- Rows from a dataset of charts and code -
>>>>
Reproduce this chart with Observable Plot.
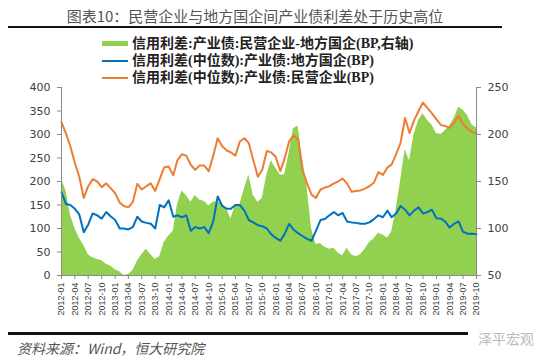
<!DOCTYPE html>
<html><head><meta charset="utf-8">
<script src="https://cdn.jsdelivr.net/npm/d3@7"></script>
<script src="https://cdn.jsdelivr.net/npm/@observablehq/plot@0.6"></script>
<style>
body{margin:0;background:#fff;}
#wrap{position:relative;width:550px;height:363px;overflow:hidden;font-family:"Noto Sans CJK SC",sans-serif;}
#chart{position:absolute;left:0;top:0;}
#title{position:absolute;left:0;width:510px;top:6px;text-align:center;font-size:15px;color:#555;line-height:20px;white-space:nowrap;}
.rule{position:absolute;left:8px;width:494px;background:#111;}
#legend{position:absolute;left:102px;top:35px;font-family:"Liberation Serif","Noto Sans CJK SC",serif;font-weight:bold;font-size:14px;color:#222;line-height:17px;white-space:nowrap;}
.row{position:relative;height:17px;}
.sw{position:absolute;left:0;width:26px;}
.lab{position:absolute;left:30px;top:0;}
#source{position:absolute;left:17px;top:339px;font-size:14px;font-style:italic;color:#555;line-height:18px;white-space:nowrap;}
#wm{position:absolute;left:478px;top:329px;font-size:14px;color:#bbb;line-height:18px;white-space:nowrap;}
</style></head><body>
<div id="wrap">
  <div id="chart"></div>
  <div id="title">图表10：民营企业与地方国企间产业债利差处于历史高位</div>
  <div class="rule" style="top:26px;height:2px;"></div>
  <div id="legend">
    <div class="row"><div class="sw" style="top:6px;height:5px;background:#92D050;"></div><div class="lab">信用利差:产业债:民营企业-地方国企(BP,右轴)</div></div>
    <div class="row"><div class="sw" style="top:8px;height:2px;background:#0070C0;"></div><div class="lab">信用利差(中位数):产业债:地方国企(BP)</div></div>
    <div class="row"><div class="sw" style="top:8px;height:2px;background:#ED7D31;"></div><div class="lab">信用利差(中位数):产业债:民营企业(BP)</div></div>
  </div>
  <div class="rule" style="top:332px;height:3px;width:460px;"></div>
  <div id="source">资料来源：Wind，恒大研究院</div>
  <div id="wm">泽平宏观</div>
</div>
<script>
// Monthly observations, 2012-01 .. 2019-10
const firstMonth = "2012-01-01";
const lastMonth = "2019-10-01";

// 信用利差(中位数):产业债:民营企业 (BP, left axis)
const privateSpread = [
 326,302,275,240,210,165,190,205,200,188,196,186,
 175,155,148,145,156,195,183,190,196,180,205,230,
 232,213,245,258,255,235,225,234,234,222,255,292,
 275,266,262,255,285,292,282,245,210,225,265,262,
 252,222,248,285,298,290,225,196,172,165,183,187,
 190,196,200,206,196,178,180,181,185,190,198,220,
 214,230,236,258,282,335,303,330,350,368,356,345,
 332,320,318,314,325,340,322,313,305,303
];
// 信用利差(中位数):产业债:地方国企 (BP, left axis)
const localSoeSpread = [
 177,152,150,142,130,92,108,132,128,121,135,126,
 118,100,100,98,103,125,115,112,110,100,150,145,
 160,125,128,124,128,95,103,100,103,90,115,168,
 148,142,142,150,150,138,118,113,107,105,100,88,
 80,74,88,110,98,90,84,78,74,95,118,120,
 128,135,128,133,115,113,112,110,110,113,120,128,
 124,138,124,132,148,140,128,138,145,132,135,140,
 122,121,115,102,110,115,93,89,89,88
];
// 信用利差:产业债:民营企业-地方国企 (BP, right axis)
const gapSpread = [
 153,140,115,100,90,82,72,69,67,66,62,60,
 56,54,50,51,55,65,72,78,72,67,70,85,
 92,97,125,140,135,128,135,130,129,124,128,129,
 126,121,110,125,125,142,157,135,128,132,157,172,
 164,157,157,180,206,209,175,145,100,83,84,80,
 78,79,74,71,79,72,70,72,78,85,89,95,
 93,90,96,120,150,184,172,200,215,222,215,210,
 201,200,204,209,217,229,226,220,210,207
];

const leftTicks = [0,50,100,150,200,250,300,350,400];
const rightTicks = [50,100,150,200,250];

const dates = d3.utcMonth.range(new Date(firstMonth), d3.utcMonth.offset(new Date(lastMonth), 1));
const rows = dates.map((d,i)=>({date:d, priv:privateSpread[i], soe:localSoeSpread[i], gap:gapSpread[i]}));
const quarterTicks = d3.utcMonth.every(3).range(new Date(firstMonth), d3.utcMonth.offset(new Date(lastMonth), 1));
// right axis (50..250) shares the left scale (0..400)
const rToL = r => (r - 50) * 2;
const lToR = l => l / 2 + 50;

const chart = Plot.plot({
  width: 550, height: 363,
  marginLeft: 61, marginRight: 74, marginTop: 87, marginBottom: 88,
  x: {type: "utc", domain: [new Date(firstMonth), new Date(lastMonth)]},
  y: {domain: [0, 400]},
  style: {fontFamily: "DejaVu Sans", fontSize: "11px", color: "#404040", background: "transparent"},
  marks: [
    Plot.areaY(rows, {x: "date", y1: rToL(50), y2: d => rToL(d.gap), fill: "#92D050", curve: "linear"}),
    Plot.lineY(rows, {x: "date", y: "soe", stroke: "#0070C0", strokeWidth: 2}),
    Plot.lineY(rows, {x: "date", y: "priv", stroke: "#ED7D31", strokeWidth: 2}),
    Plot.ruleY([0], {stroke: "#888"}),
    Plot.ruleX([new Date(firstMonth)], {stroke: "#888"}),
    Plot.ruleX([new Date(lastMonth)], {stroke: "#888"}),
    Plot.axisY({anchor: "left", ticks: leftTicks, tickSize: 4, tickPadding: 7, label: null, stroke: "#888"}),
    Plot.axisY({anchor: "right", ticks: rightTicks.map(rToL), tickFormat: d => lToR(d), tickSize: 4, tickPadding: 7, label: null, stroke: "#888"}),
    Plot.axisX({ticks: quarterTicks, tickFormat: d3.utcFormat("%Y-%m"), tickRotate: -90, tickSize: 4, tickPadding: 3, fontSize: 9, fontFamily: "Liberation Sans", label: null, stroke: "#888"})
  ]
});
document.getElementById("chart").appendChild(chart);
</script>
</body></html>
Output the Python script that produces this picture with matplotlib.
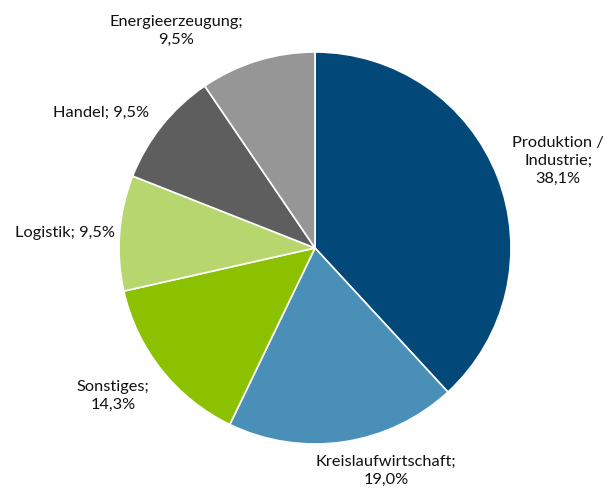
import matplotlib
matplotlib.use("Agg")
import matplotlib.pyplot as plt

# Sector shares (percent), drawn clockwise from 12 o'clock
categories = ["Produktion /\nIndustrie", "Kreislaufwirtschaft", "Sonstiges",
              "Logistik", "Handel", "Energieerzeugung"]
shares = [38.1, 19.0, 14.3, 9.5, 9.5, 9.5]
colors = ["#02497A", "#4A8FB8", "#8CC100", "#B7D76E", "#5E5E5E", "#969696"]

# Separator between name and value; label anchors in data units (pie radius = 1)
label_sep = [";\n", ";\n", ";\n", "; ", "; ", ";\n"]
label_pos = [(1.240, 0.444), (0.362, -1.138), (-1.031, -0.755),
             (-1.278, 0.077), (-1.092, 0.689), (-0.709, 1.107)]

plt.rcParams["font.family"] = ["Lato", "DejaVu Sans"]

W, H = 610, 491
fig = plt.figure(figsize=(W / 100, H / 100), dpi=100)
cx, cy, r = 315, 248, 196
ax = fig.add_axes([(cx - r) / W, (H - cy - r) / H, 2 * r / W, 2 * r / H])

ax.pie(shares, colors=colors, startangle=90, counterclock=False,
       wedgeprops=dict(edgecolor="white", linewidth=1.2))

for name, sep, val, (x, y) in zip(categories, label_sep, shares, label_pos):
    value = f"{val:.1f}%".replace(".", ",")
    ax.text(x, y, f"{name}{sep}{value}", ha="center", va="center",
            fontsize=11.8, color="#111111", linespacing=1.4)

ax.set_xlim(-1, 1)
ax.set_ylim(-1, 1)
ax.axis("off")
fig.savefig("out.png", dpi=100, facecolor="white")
<<<<
- Problem to work on -
State the number of lines in the data that include the string "script", and add nothing else.

- Solution to the exercise -
5